More farmers benefit from land-use transfers
Updated: 2011-12-28 20:58
BEIJING - Perhaps the days when hundreds of millions of Chinese migrant workers had no choice but render their land desolate to find jobs in the city are gone.
In 2011, more and more have benefited from transferring, leasing, or mortgaging land-use rights, said Uyunqimg, vice chairperson of the Standing Committee of the National People' s Congress (NPC), China's top legislature, in her report Wednesday on the implementation of the law on rural land contracts.
A total of 207 million mu (13.8 million hectares) has been involved in land-use transfers in 2011, accounting for 16.2 percent of the total area of contracted arable land, according to the report.

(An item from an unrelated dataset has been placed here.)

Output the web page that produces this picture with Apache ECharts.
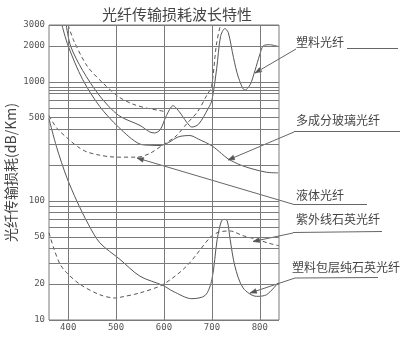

Under China's existing land ownership structure, rural collectives own the land. The collective, often a village committee, distributes land-use rights to households on 30-year "household management" contracts.
In October 2008, the central government issued a landmark land policy that allowed farmers to lease contracted farmland or transfer land-use rights.

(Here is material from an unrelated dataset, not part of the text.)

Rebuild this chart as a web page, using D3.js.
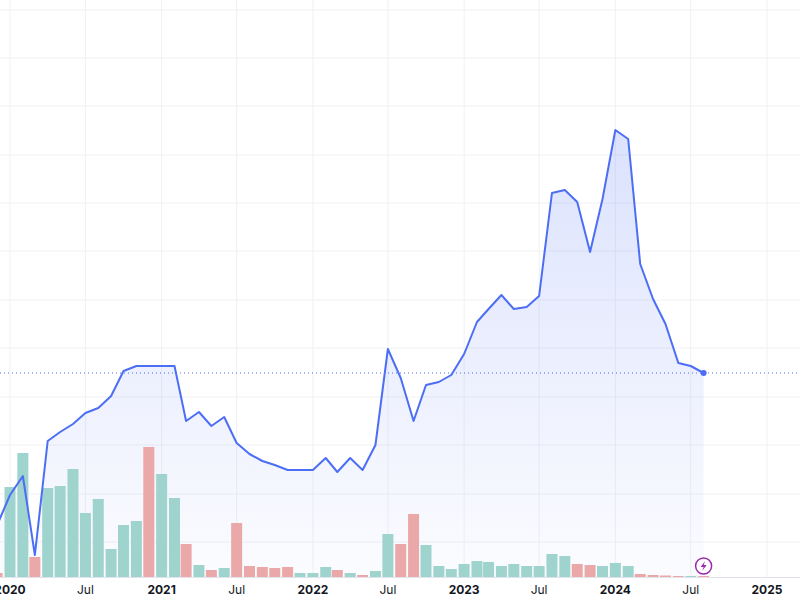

According to Uyunqimg, 229 million households joined the "household management" contract by the end of 2011.
The top legislature sent a team to ascertain how a law on rural-land contracts has been implemented in order to prevent farmers' land rights from being infringed.

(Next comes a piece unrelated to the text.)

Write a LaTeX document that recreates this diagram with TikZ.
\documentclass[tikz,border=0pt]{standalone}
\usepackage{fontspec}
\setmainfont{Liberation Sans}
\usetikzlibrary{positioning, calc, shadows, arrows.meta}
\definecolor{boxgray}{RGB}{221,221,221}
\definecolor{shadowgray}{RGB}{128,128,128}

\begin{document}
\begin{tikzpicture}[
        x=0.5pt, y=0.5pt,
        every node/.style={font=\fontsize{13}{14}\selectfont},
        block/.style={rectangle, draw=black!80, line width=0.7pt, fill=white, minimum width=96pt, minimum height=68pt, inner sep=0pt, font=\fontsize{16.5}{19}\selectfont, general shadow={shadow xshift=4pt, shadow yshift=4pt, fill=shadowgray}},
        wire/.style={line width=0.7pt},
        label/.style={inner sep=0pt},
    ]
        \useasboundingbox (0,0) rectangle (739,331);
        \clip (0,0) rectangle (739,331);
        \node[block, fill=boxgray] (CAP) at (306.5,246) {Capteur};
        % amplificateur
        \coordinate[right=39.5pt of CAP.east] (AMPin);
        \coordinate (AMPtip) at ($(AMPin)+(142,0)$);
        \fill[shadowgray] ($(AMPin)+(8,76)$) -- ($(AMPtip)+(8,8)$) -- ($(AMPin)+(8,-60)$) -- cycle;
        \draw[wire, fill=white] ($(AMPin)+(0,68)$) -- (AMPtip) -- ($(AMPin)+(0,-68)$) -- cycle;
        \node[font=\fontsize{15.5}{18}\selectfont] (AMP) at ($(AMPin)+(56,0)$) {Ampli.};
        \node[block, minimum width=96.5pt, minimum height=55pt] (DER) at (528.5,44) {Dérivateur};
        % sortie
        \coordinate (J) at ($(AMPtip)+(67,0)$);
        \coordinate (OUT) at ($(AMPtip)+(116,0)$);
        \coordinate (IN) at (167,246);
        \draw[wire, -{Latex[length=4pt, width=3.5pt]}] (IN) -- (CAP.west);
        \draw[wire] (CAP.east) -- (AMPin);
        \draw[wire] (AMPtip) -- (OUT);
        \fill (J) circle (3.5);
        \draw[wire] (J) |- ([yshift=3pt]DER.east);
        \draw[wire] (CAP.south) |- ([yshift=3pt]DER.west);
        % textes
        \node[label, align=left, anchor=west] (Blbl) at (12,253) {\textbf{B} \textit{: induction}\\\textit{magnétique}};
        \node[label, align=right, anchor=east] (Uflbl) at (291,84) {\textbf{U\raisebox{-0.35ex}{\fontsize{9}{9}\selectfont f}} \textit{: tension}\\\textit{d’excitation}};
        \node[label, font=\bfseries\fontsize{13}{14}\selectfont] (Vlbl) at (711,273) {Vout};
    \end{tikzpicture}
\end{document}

Wu Bangguo, chairman of the NPC Standing Committee, said in a written comment that the inspections are aimed at helping protect farmers' rights in the land-contract system, maintain the system's stability, and strengthen the management and services regarding the transfer of farmers' land contract management rights.
The team went in six separate groups to the provinces of Hebei, Jilin, Anhui, Shandong, Hunan and Gansu from August to October.